Di ritorno da Verona e dall’ultima edizione di Vinitaly Lorenzo Ruggeri scriveva sul Gambero Rosso che «è finita l’epoca della feroce contrapposizione tra vino naturale e convenzionale, ne è nata una nuova: la spaccatura tra vino tradizionale e dealcolato».

Difficile pensarla diversamente vista la quantità di dichiarazioni in proposito da parte di tutte le principali personalità legate al mondo produttivo. Il ministro dell’agricoltura Lollobrigida: «Facciamolo dealcolato, però non chiamiamolo vino». Lamberto Frescobaldi, trentesima generazione della storica azienda di famiglia toscana: «è un trend in crescita, che non sarebbe giusto ignorare». Francesco Zonin, dell’omonima cantina veneta: «Sarebbe sciocco non provarci, quando è stato lanciato il decaffeinato nessuno ha gridato allo scandalo, non è stato visto come un torto a chi invece vede il caffè come un booster per stare in forze, lo stesso vale per la pasta senza glutine, il latte senza lattosio e la birra analcolica».

Una discussione intorno a una tipologia i cui numeri globali sono ancora molto piccoli, ne scrivevo proprio su queste pagine a gennaio dell’anno scorso: «Un mercato in grande espansione che secondo i dati di Nielsen solo negli ultimi 12 mesi è cresciuto del 20 per cento e del 120 per cento in appena quattro anni; un dato straordinariamente piccolo se comparato a quello delle bevande alcoliche in generale, il cui mercato nel paese supera i 200 miliardi di dollari, ma che è riuscito a passare da una quota dello 0,22 per cento nel 2018 a quella dello 0,47 per cento nel 2022».

La lettera

È in questo contesto che ha fatto un certo rumore una lettera anonima pubblicata da The Drinks Business di un produttore di Bordeaux a proposito del processo necessario per dealcolare i vini, e di quanto questo non sia solo troppo dispendioso economicamente ma anche privo di una certa lungimiranza.

Una lettera scritta dopo aver partecipato a un forum sui vini senz’alcol organizzato dal prestigioso Institut des Sciences de la Vigne et du Vin: «Ho partecipato alla conferenza e ne sono uscito completamente sconvolto», ha scritto.

Per produrre un vino dealcolato sono necessarie tecnologie tanto sofisticate quanto costose: la distillazione sottovuoto consiste nel sottoporre il vino a una depressione in apposite colonne, in modo da fare evaporare l’alcool a basse temperature, a meno di 30 °C; l’osmosi inversa è un processo di filtrazione a membrana che permette di separare un determinato composto dal vino, in questo caso l’alcol etilico; la spinning cone column (Scc) permette l'evaporazione dell’alcol dal vino tramite la rotazione di coni con un processo che avviene sottovuoto.
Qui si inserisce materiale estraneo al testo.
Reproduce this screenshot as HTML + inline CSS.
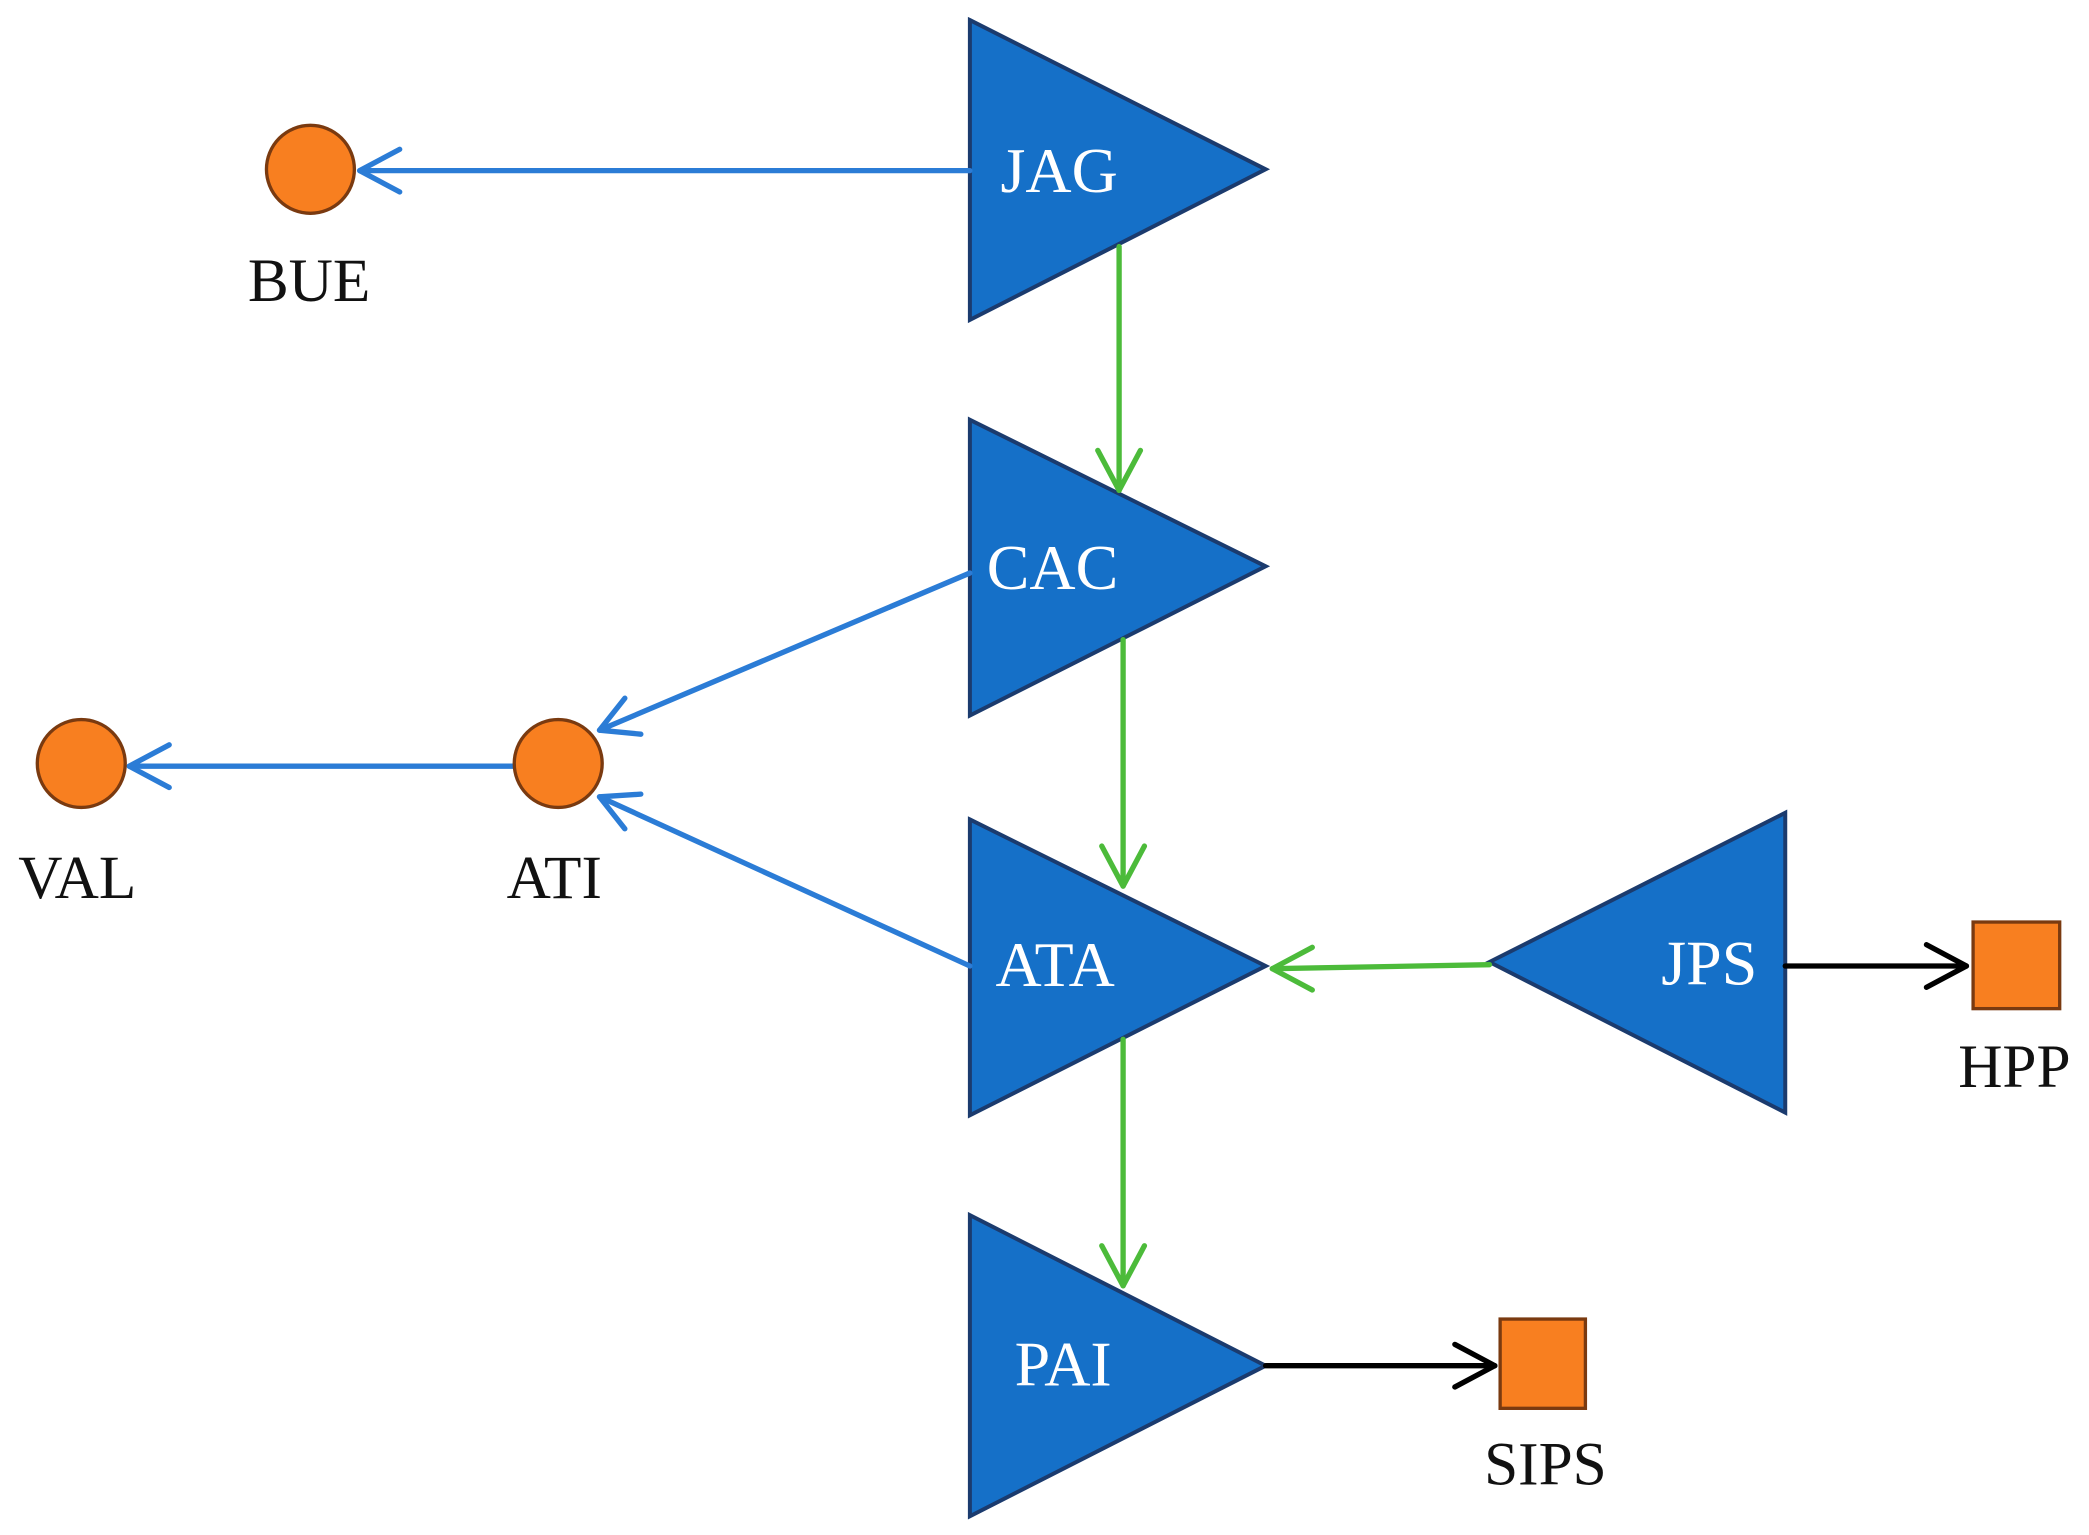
<!DOCTYPE html>
<html><head><meta charset="utf-8"><style>html,body{margin:0;padding:0;background:#fff}svg{display:block}</style></head>
<body>
<svg width="2089" height="1535" viewBox="0 0 1568 1152" xmlns="http://www.w3.org/2000/svg">
<g fill="#1570c8" stroke="#1b3b6e" stroke-width="3">
<polygon points="728,15 950,127 728,240"/>
<polygon points="728,315 950,425 728,537"/>
<polygon points="728,615 950,725 728,837"/>
<polygon points="728,912 950,1025 728,1138"/>
<polygon points="1340,610 1118,722 1340,835"/>
</g>
<g fill="none" stroke-width="4" stroke-linecap="round" stroke-linejoin="round">
<g stroke="#2b7cd6">
<line x1="728" y1="128" x2="270" y2="128"/><polyline points="300,112 270,128 300,144"/>
<line x1="728" y1="430" x2="450" y2="548"/><polyline points="469,524 450,548 481,551"/>
<line x1="385" y1="575" x2="97" y2="575"/><polyline points="127,559 97,575 127,591"/>
<line x1="728" y1="725" x2="450" y2="598"/><polyline points="481,596 450,598 469,622"/>
</g>
<g stroke="#4cbb3a">
<line x1="840" y1="185" x2="840" y2="368"/><polyline points="824,338 840,368 856,338"/>
<line x1="843" y1="480" x2="843" y2="665"/><polyline points="827,635 843,665 859,635"/>
<line x1="843" y1="780" x2="843" y2="965"/><polyline points="827,935 843,965 859,935"/>
<line x1="1118" y1="724" x2="955" y2="727"/><polyline points="985,711 955,727 985,743"/>
</g>
<g stroke="#000">
<line x1="1340" y1="725" x2="1476" y2="725"/><polyline points="1446,709 1476,725 1446,741"/>
<line x1="950" y1="1025" x2="1122" y2="1025"/><polyline points="1092,1009 1122,1025 1092,1041"/>
</g>
</g>
<g fill="#f87f20" stroke="#7a3a10" stroke-width="2.5">
<circle cx="233" cy="127" r="33"/>
<circle cx="61" cy="573" r="33"/>
<circle cx="419" cy="573" r="33"/>
<rect x="1481" y="692" width="65" height="65"/>
<rect x="1126" y="990" width="64" height="67"/>
</g>
<g font-family="'Liberation Serif', serif" font-size="46" text-anchor="middle" fill="#111">
<text x="232" y="226">BUE</text>
<text x="58" y="674">VAL</text>
<text x="416" y="674">ATI</text>
<text x="1512" y="816">HPP</text>
<text x="1160" y="1114">SIPS</text>
</g>
<g font-family="'Liberation Serif', serif" font-size="48" text-anchor="middle" fill="#fff">
<text x="795" y="144">JAG</text>
<text x="790" y="442">CAC</text>
<text x="792" y="740">ATA</text>
<text x="798" y="1040">PAI</text>
<text x="1283" y="739">JPS</text>
</g>
</svg>
</body></html>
E queste sono solo alcune, mediamente al di fuori delle possibilità della grande maggioranza delle aziende vitivinicole.

Dalla sua lettera: «Non solo separare l’alcol dal vino richiede molta energia, ma comporta anche una perdita di prodotto tra il 15 e il 20 per cento, oltre a una certa quantità di residui che devono essere riciclati. Costi che si riflettono sul prodotto finale. Soprattutto è importante sottolineare quanto questi processi modifichino completamente il prodotto iniziale: tolgono aromi, struttura e volume», tutte caratteristiche che vanno poi ricercate aggiungendo al prodotto dealcolato vari tipi di ingredienti, oltre che aromi naturali.

«Come produttore mi chiedo perché dovremmo produrre vino solo per distruggerlo e poi trovare ogni possibile trucco per provare a ricostruirlo (…) Lo scopo sembrerebbe essere quello di soddisfare quei consumatori che vogliono un prodotto sano e che, al tempo stesso, ne ignorano il processo produttivo. Questi prodotti sono infatti lontani da tutti i principi su cui si basa la produzione del vino, frutto della trasformazione dello zucchero dell'uva in alcol le cui caratteristiche sono riconducibili a un vitigno, a un luogo, a un clima, alla creatività del produttore. Perché allora bere una cosa ricavata da un ex prodotto alcolico e non consumare direttamente una bevanda che non ha mai avuto nulla a che fare con la produzione di alcol?».